Occitanie, Aude (11)
Bagnoles, Église Saint-Paul-et-Saint-Serge
Édifice
Paul de Narbonne, appelé aussi Paul-Serge, est le premier évêque de Narbonne, au IIIe siècle, contemporain de prélats évangélisateurs de la Gaule comme Trophime, Austremoine ou Saturnin. Son culte est célébré dans la collégiale narbonnaise éponyme, bien connue des historiens de l’art. Cette dédicace est aussi celle de nombreuses églises des diocèses de Narbonne et Carcassonne et signe peut-être des paroisses très anciennes. C’est le cas de Bagnoles (villa Baniolas, 1119, en occitan contemporain Banholas), village situé à 9 km au sud-ouest de Carcassonne.
Comme le village de Trausse, Bagnoles est une seigneurie dépendant de l’abbaye bénédictine de Caunes-Minervois, qui en possédait cinq, dont le bourg de Caunes lui-même. Seigneur et décimateur, c’est à elle que revenait d’entretenir — ou de reconstruire — l’église, comme d’en nommer le curé, avec l’accord de l’évêque de Carcassonne, comme on le voit en 1301[1]. Un plan dressé en 1791 indique très clairement au centre du village l’emplacement du château, ou fort, entouré de fossés, incluant le presbytère et une maison de l’abbé de Caunes. L’église se trouve juste à l’extérieur de l’enceinte, en face de la tour située au centre du fort, toujours conservée.

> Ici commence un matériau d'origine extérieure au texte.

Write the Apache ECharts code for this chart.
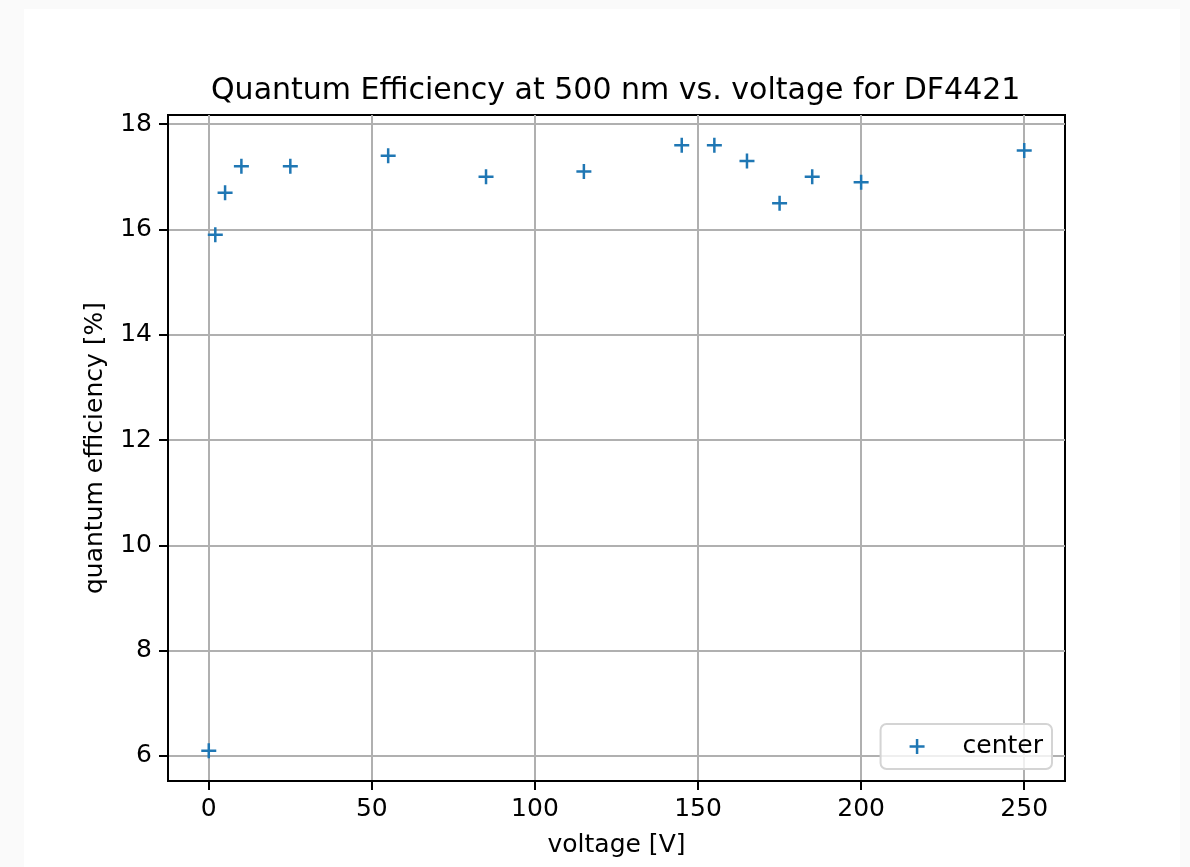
<!DOCTYPE html>
<html>
<head>
<meta charset="utf-8">
<script src="https://cdn.jsdelivr.net/npm/echarts@6/dist/echarts.min.js"></script>
<style>
  html, body { margin: 0; padding: 0; background: #fafafa; width: 1190px; height: 867px; overflow: hidden; }
  #chart { position: absolute; left: 24px; top: 9px; width: 1156px; height: 858px; background: #ffffff; }
</style>
</head>
<body>
<div id="chart"></div>
<script>
const voltage = [0, 2, 5, 10, 25, 55, 85, 115, 145, 155, 165, 175, 185, 200, 250];
const efficiency = [6.1, 15.9, 16.7, 17.2, 17.2, 17.4, 17.0, 17.1, 17.6, 17.6, 17.3, 16.5, 17.0, 16.9, 17.5];
const xTicks = [0, 50, 100, 150, 200, 250];
const yTicks = [6, 8, 10, 12, 14, 16, 18];
const seriesName = 'center';

const plusPath = 'path://M2.5,0 H3.5 V2.5 H6 V3.5 H3.5 V6 H2.5 V3.5 H0 V2.5 H2.5 Z';
const font = 'DejaVu Sans';

const chart = echarts.init(document.getElementById('chart'), null, { renderer: 'canvas' });
chart.setOption({
  animation: false,
  backgroundColor: '#ffffff',
  title: {
    text: 'Quantum Efficiency at 500 nm vs. voltage for DF4421',
    left: 182,
    top: 62,
    textStyle: { fontFamily: font, fontSize: 30, fontWeight: 'normal', color: '#000' }
  },
  grid: {
    left: 144, top: 106, right: 115, bottom: 86,
    show: true, borderColor: '#000', borderWidth: 2, containLabel: false
  },
  legend: {
    data: [seriesName],
    right: 128, bottom: 98,
    orient: 'vertical',
    icon: plusPath,
    itemWidth: 15, itemHeight: 15,
    padding: [10, 9, 10, 29],
    backgroundColor: 'rgba(255,255,255,0.8)',
    borderColor: '#d4d4d4', borderWidth: 2, borderRadius: 6,
    textStyle: { fontFamily: font, fontSize: 25, color: '#000', padding: [0, 0, 0, 33] }
  },
  xAxis: {
    type: 'value',
    min: -12.5, max: 262.5,
    splitNumber: 5,
    name: 'voltage [V]',
    nameLocation: 'middle',
    nameGap: 52,
    nameTextStyle: { fontFamily: font, fontSize: 25, color: '#000' },
    axisLine: { show: true, onZero: false, lineStyle: { color: '#000', width: 2 } },
    axisTick: { show: true, length: 9, lineStyle: { color: '#000', width: 2 }, customValues: xTicks },
    axisLabel: { fontFamily: font, fontSize: 25, color: '#000', margin: 16, customValues: xTicks },
    splitLine: { show: true, lineStyle: { color: '#b0b0b0', width: 2 } }
  },
  yAxis: {
    type: 'value',
    min: 5.525, max: 18.175,
    splitNumber: 6,
    name: 'quantum efficiency [%]',
    nameLocation: 'middle',
    nameRotate: 90,
    nameGap: 60,
    nameTextStyle: { fontFamily: font, fontSize: 25, color: '#000' },
    axisLine: { show: true, onZero: false, lineStyle: { color: '#000', width: 2 } },
    axisTick: { show: true, length: 9, lineStyle: { color: '#000', width: 2 }, customValues: yTicks },
    axisLabel: { fontFamily: font, fontSize: 25, color: '#000', margin: 16, customValues: yTicks },
    splitLine: { show: true, lineStyle: { color: '#b0b0b0', width: 2 } }
  },
  series: [{
    name: seriesName,
    type: 'scatter',
    symbol: plusPath,
    symbolSize: 15,
    itemStyle: { color: '#1f77b4', opacity: 1 },
    data: voltage.map((v, i) => [v, efficiency[i]]),
    z: 5
  }]
});
</script>
</body>
</html>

Cet petit édifice est une église romane à l’origine, simple nef unique non voûtée, ensuite agrandie vers l’est, avec une travée comportant deux chapelles latérales formant une sorte de faux transept et une abside polygonale voûtée sur croisée d’ogives. La partie romane s’observe sur la façade sud, où s’ouvre un portail en plein cintre appareillé en grès rouge. Les vantaux de la porte sont datés de 1856. Au-dessus de l’arc de la porte, est inséré un bas-relief en grès également médiéval, portant une croix en faible relief dans un cercle. Un peu au-dessus, à gauche, on voit une fenêtre bouchée, correspondant elle aussi à ce premier état roman. Sur les claveaux de l’arc du portail, on voit quelques traits correspondant à un cadran solaire minimal[2], substitué plus tard par un cadran en enduit, que le décroutage des murs de l’édifice a épargné, mais qui n’est plus lisible. Contre le mur pignon ouest, un petit clocher qu’il est difficile de dater apparaît composé de deux parties : un fût carré à peu près aussi haut que l’église, surmonté d’un autre fût légèrement en retrait. Il est sommé d’un petit campanile en fer forgé abritant la cloche des heures, tandis qu’au dernier étage des baies ouvertes accueillent les cloches des sonneries liturgiques. L’accès à la tour se fait par un escalier extérieur, menant directement à l’étage, la partie basse correspondant à la chapelle des fonts baptismaux ouverte dans le fond de la nef.
A l’intérieur, l’édifice apparaît divisé en trois travées, couvertes de fausses voûtes d’ogives en briques et en plâtre, dont l’une porte à la clé le millésime 1863 : l’église de Bagnoles ayant été érigée en succursale en 1861, il est probable qu’elle a fait l’objet d’une modernisation à cette occasion. La troisième travée est bordée de deux chapelles au nord et au sud, très modestes : celle du nord, voûtée[3], dédiée à saint Roch, celle du sud, simplement plafonnée, à la Vierge, avec un élégant retable en gypserie néo-classique. Cette travée précède un sanctuaire de plan polygonal, couvert d’une voûte à cinq compartiments dont la clé est décorée de motifs trilobés. On remarquera, trait commun à beaucoup d’églises du Minervois ou de l’Aude en général, un beau mobilier en marbre, sans doute du 18e siècle : maître-autel (tombeau en marbre gris et incarnat), fonts baptismaux, chaire à prêcher néo-classique avec une belle polychromie.
En 2016, la Sauvegarde de l’Art français a accordé un don de 8 000 € pour la réfection de la toiture.
Olivier Poisson
Notes
[1] Coste, L., Bagnoles hier et aujourd’hui, Carcassonne, 1985.
[2] Dispositif répété sur le piédroit gauche de la fenêtre romane bouchée.
[3] La clé de voûte de cette chapelle porte un blason avec des lettres et des chiffres, que l’empâtement des badigeons ne permet pas de déchiffrer à l’œil nu.